Chretien: pleading on behalf of a terrorist
This Independent puff piece on the heroic wives of heroic Al-Qaeda men would be notable only for its sympathy with those who would destroy us were it not for one detail: former Canadian Prime Minister Jean Chretien personally intervened to gain the freedom of an associate of Osama bin Laden whose family business is, as the article says, jihad. Meet two sisters, Maha and Zaynab:
Maha’s late husband, Ahmed Said Khadr, the recently deceased Egyptian-Canadian patriarch of the family, ran orphanages and schools in Taliban-ruled Afghanistan.
He was also named on a United Nations list of wanted terrorists and was once jailed on suspicion of involvement in the 1995 bombing of the Egyptian embassy in Islamabad. (He was released after a personal appeal from Canada’s then prime minister, Jean Chretien.) His Arab associates in Afghanistan included Osama bin Laden and Ayman al-Zawahiri, his Egyptian strategist and No 2. Zawahiri is the “high-value target” who was recently alleged to have been cornered in the mountains of Waziristan, in the tribal belt of Pakistan that borders Afghanistan. His voice subsequently appeared on an audiotape urging Pakistanis to overthrow President Pervez Musharraf.

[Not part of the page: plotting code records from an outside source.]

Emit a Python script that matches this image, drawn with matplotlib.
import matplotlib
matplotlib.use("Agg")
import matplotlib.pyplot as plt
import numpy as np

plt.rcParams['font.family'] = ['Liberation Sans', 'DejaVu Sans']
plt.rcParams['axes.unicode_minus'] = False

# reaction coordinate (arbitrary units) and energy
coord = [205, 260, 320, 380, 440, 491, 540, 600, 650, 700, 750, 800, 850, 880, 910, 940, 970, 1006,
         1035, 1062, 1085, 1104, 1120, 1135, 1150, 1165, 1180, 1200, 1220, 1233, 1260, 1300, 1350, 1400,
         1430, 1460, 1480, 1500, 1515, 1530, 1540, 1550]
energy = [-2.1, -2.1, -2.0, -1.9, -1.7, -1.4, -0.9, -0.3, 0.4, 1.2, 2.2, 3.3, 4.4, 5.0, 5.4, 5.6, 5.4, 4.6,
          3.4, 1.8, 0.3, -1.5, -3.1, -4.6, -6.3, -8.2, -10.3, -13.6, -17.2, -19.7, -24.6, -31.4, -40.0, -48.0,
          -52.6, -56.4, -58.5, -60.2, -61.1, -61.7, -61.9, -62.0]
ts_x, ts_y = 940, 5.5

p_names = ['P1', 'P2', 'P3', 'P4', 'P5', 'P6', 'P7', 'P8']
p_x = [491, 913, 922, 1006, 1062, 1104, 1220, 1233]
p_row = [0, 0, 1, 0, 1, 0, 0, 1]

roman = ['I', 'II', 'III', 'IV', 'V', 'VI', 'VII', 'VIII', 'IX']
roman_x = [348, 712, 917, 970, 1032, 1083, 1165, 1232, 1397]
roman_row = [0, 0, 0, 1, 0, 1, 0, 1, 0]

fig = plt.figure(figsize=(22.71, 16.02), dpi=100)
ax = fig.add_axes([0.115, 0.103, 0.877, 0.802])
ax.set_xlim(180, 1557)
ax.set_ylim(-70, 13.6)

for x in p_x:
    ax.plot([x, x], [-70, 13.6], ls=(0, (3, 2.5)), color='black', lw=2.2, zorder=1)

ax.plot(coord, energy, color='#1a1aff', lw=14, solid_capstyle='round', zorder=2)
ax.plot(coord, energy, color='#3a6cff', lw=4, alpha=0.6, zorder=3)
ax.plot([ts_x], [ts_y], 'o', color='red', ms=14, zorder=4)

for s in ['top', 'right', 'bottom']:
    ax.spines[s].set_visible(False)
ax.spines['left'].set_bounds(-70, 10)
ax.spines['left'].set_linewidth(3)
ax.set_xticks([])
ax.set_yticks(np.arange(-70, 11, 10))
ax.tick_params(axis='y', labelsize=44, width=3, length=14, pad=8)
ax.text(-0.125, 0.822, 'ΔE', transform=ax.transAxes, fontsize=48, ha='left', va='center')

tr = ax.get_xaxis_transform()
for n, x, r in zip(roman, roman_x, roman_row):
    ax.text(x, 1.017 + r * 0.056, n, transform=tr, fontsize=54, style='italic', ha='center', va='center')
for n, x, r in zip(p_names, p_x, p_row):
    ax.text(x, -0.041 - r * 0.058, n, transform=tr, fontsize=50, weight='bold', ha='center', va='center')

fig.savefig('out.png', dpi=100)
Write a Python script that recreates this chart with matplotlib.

Zaynab went to school with Zawahiri’s daughter, and Bin Laden was guest of honour at her 1999 marriage to her now ex-husband, a sharpshooter from Yemen. The family also briefly shared a sprawling Arab compound in Jalalabad with Zawahiri’s family. All four sons were taught to shoot at the now-demolished al-Qa’ida training camp at Khalden in eastern Afghanistan.